Last weekend* I heard two sentences that sparked one of those great “ah hah!” moments. A writing center director said, “We’ve moved away from best practices and toward learning goals. This helps us prioritize and it helps us evaluate whether we’re accomplishing what we wanted to accomplish.”

I’ve talked before about how learning goals keep me focused and keep me from burning out on instruction, but it occurred to me in what felt like new says how the framework of learning goals could solve a lot of problems for me in ways that their less actionable cousins (like “best practices” or “standards” or even phrases like “user centered”) couldn’t.

Here’s what I mean in three examples:

  • In my own teaching, there are usually 15 or 20 Very Important things that I wish I could teach my students in any given session. Using learning goals helps me prioritize from among the very important things, feel less guilty about letting some very important things fall by the wayside, remember to think about what they’re learning rather than what I’m teaching, and feel connected to the broader, more interesting issues of information literacy.
  • In selecting a discovery tool, there are long, long lists of features and functions that user-centered design relies on. No interface has each specific feature, so how do we choose? How do we prioritize the list of very important features? What if we developed learning goals for our discovery system? What if these goals were something like being able to learn the differences between kinds of sources, be able to pick out important terms for the topic and field, and see where to go from here (different searches, different databases, different people). Maybe one system doesn’t have faceting but does have something else that reveals terms and directions. Maybe our usability tests could be more a long the lines of assessment of what the students learned by interacting with the system. Maybe this would all help us prioritize from the long list of important things to choose a system that functions in service of the mission of our library.
  • In first year seminars (the context in which the original phrase came up), focusing on programmatic learning goals could help prioritize from the long list of things it’d be nice if all first year students knew.
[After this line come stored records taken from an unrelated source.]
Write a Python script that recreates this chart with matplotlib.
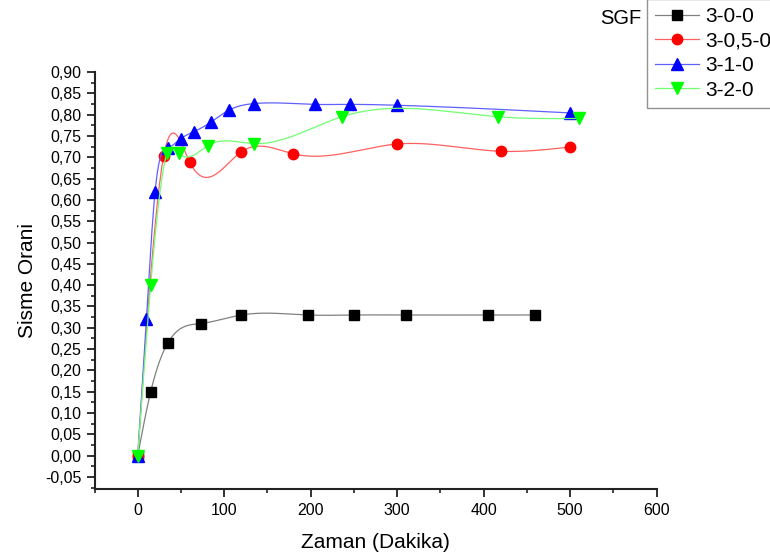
import numpy as np
import matplotlib.pyplot as plt
from matplotlib.ticker import MultipleLocator, FuncFormatter

plt.rcParams['font.family'] = ['Liberation Sans', 'DejaVu Sans']

# swelling ratio vs time for each SGF mixture
t_300 = [0, 15, 35, 73, 120, 197, 250, 310, 405, 460]
v_300 = [0, 0.15, 0.265, 0.31, 0.33, 0.33, 0.33, 0.33, 0.33, 0.33]

t_3050 = [0, 30, 60, 120, 180, 300, 420, 500]
v_3050 = [0, 0.703, 0.689, 0.713, 0.708, 0.731, 0.714, 0.724]

t_310 = [0, 10, 20, 35, 50, 65, 85, 105, 135, 205, 245, 300, 500]
v_310 = [0, 0.32, 0.618, 0.722, 0.744, 0.76, 0.783, 0.81, 0.826, 0.824, 0.824, 0.822, 0.804]

t_320 = [0, 15, 34, 48, 81, 134, 236, 417, 510]
v_320 = [0, 0.40, 0.71, 0.709, 0.727, 0.732, 0.795, 0.795, 0.791]

labels = ['3-0-0', '3-0,5-0', '3-1-0', '3-2-0']


def spline(x, y, n=400):
    # natural cubic spline through the points
    x = np.asarray(x, float)
    y = np.asarray(y, float)
    k = len(x)
    h = np.diff(x)
    A = np.zeros((k, k))
    b = np.zeros(k)
    A[0, 0] = A[-1, -1] = 1
    for i in range(1, k - 1):
        A[i, i - 1] = h[i - 1]
        A[i, i] = 2 * (h[i - 1] + h[i])
        A[i, i + 1] = h[i]
        b[i] = 6 * ((y[i + 1] - y[i]) / h[i] - (y[i] - y[i - 1]) / h[i - 1])
    M = np.linalg.solve(A, b)
    xs = np.linspace(x[0], x[-1], n)
    j = np.clip(np.searchsorted(x, xs) - 1, 0, k - 2)
    dx0 = xs - x[j]
    dx1 = x[j + 1] - xs
    hj = h[j]
    ys = (M[j] * dx1 ** 3 + M[j + 1] * dx0 ** 3) / (6 * hj) \
        + (y[j] / hj - M[j] * hj / 6) * dx1 + (y[j + 1] / hj - M[j + 1] * hj / 6) * dx0
    return xs, ys


fig = plt.figure(figsize=(7.7, 5.56), dpi=100)
ax = fig.add_axes([94.5 / 770, 1 - 488.5 / 556, (656.5 - 94.5) / 770, (488.5 - 72) / 556])

series = [
    (t_300, v_300, 'black', '#808080', 's', 6.5),
    (t_3050, v_3050, 'red', '#ff6060', 'o', 7.5),
    (t_310, v_310, 'blue', '#6060ff', '^', 8.5),
    (t_320, v_320, '#00ff00', '#70ff70', 'v', 8.5),
]
handles = []
for (t, v, mc, lc, m, ms), lab in zip(series, labels):
    xs, ys = spline(t, v)
    ax.plot(xs, ys, color=lc, lw=0.9)
    ax.plot(t, v, ls='none', marker=m, ms=ms, color=mc, mec=mc)
    h, = ax.plot([], [], color=lc, lw=0.9, marker=m, ms=ms, mfc=mc, mec=mc, label=lab)
    handles.append(h)

ax.set_xlim(-50, 600)
ax.set_ylim(-0.077, 0.90)
ax.xaxis.set_major_locator(MultipleLocator(100))
ax.xaxis.set_minor_locator(MultipleLocator(50))
ax.yaxis.set_minor_locator(MultipleLocator(0.025))
ax.yaxis.set_major_formatter(FuncFormatter(lambda v, p: ('%.2f' % v).replace('.', ',').replace('-0,00', '0,00')))
ax.set_yticks(np.arange(-0.05, 0.901, 0.05))

for s in ['top', 'right']:
    ax.spines[s].set_visible(False)
for s in ['left', 'bottom']:
    ax.spines[s].set_linewidth(1.5)
    ax.spines[s].set_color('#222222')
ax.tick_params(which='major', direction='out', length=5.5, width=1.3, labelsize=11.5, color='#222222')
ax.tick_params(which='minor', direction='out', length=3, width=1.2, color='#222222')
ax.tick_params(axis='x', pad=5)
ax.tick_params(axis='y', pad=4)

ax.set_xlabel('Zaman (Dakika)', fontsize=15, labelpad=11)
ax.set_ylabel('Sisme Orani', fontsize=15, labelpad=6)

leg = fig.legend(handles=handles, loc='upper left', bbox_to_anchor=(647 / 770, 1 + 1 / 556),
                 frameon=True, fancybox=False, fontsize=15, handlelength=2.1,
                 borderpad=0.4, labelspacing=0.26, handletextpad=0.3, borderaxespad=0)
leg.get_frame().set_edgecolor('#777777')
leg.get_frame().set_linewidth(1.0)
fig.text(600 / 770, 1 - 18 / 556, 'SGF', fontsize=14.5, va='center')

fig.savefig('out.png', dpi=100)
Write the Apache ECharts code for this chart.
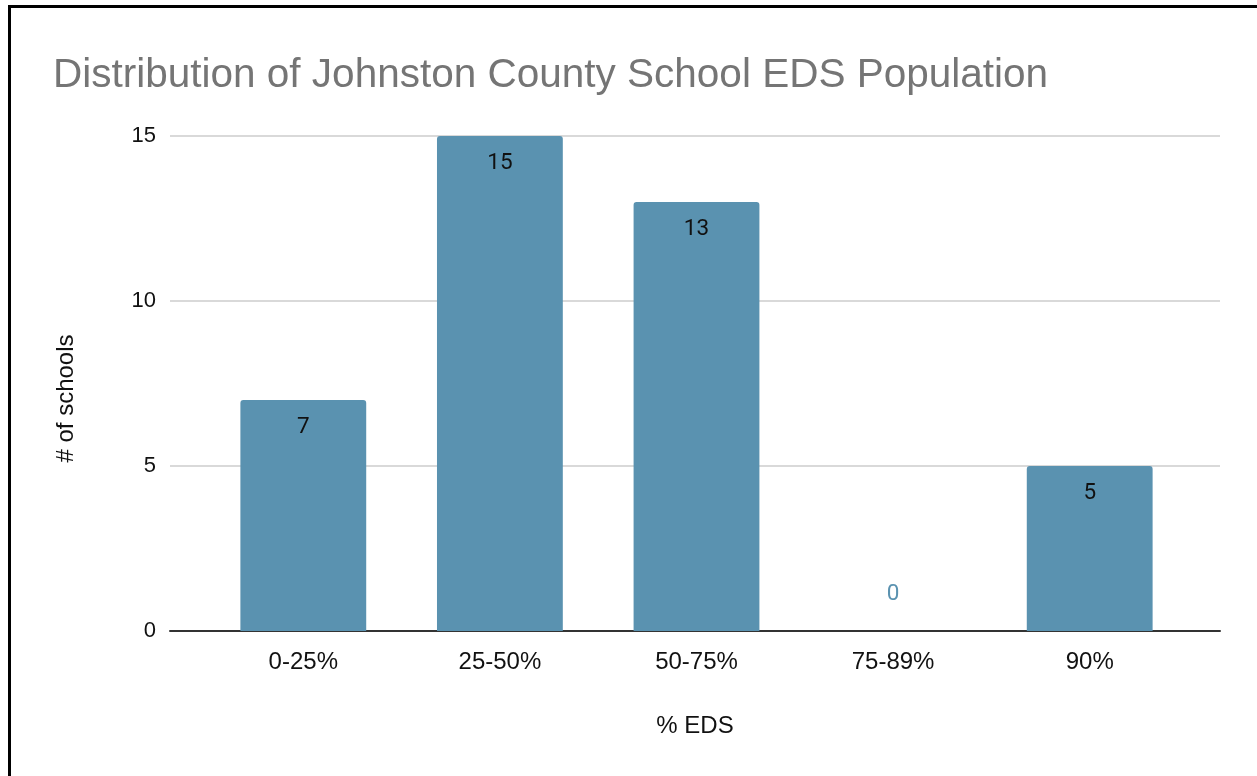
<!DOCTYPE html>
<html><head><meta charset="utf-8">
<script src="https://cdn.jsdelivr.net/npm/echarts@6/dist/echarts.min.js"></script>
<style>
html,body{margin:0;padding:0;background:#fff;overflow:hidden}
#frame{position:absolute;left:8px;top:5px;width:1300px;height:900px;border-left:3px solid #000;border-top:3px solid #000}
#c{position:absolute;left:0;top:0;width:1257px;height:776px}
</style></head>
<body><div id="frame"></div><div id="c"></div>
<script>
var title = 'Distribution of Johnston County School EDS Population';
var categories = ['0-25%', '25-50%', '50-75%', '75-89%', '90%'];
var schools = [7, 15, 13, 0, 5];
var yTicks = [0, 5, 10, 15];
var xTitle = '% EDS';
var yTitle = '# of schools';
var barColor = '#5a92b0';

var chart = echarts.init(document.getElementById('c'));
chart.setOption({
  animation: false,
  title: {text: title, left: 48, top: 50, textStyle: {fontFamily: 'Liberation Sans', fontSize: 40.5, fontWeight: 'normal', color: '#757575'}},
  grid: [
    {left: 170, right: 37, top: 136, bottom: 145},
    {left: 205, right: 69, top: 136, bottom: 145}
  ],
  xAxis: [
    {gridIndex: 0, type: 'category', data: categories, show: true,
     axisLine: {show: true, lineStyle: {color: '#333', width: 2}},
     axisTick: {show: false}, axisLabel: {show: false},
     name: xTitle, nameLocation: 'middle', nameGap: 83,
     nameTextStyle: {fontFamily: 'Liberation Sans', fontSize: 24, color: '#111'}},
    {gridIndex: 1, type: 'category', data: categories,
     axisLine: {show: false}, axisTick: {show: false},
     axisLabel: {fontFamily: 'Liberation Sans', fontSize: 24, color: '#111', margin: 19}}
  ],
  yAxis: [
    {gridIndex: 0, type: 'value', min: yTicks[0], max: yTicks[yTicks.length-1], interval: 5,
     axisLine: {show: false}, axisTick: {show: false},
     axisLabel: {fontFamily: 'Liberation Sans', fontSize: 22, color: '#111', margin: 14},
     splitLine: {lineStyle: {color: '#cccccc', width: 1.5}},
     name: yTitle, nameLocation: 'middle', nameGap: 92, nameRotate: 90,
     nameTextStyle: {fontFamily: 'Liberation Sans', fontSize: 24, color: '#111', padding: [0,30,0,0]}},
    {gridIndex: 1, type: 'value', min: yTicks[0], max: yTicks[yTicks.length-1], interval: 5, show: false}
  ],
  series: [{
    type: 'bar', xAxisIndex: 1, yAxisIndex: 1, data: schools.map(function(v){
      return {value: v, label: v === 0 ? {position: 'top', distance: 25, color: barColor} : {}};
    }),
    barWidth: '64%', itemStyle: {color: barColor, borderRadius: [3,3,0,0]},
    label: {show: true, position: 'insideTop', distance: 16, fontFamily: 'Roboto', fontSize: 22.5, color: '#111'}
  }]
});
</script></body></html>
Maybe it would help guard against creating impossibly long check lists of things students should be exposed to, and therefore guard against treating first year seminars as massive inoculations that transform high school students into college students. Maybe it would also grant the teaching faculty the freedom to explore interesting topics in interesting ways while having similar learning outcomes.

Or maybe I’m just creating my own buzz phrase. Or maybe everyone else already knew this.

But for me, at my institution, expanding this framework beyond my direct teaching or my department’s strategic planning is helping me make those hard decisions that crop up all over the place and to make them with more confidence.

* Last weekend I attended a workshop called Teaching and Maintaining Mulitdisciplinary First-Year Seminar Programs hosted at the gorgeous Pomona College campus. This is the second blog post drawing on my experiences there.

Published inSearch and DiscoveryTeaching and Learning

2 Comments

  1. I’m not a UX person (obviously) though I value it highly. So I ask in all curiosity, is user needs assessment the same thing with a different name? Or is there a way in which the goals or methods are different?

    Here’s a short gloss on how I view learning goals. We create statements that connect the concrete to the abstract along the lines of: “Students will” + [verb phrase] + “in order to” + [goal]. So we use action words from Bloom’s Taxonomy (the higher order the better, usually) to come up with the verb phrase describing what students would be able to do, and then we connect that action to a compelling reason for them to know how to do that, and the compelling reason is tied to helping the students function better as information literate critical thinkers.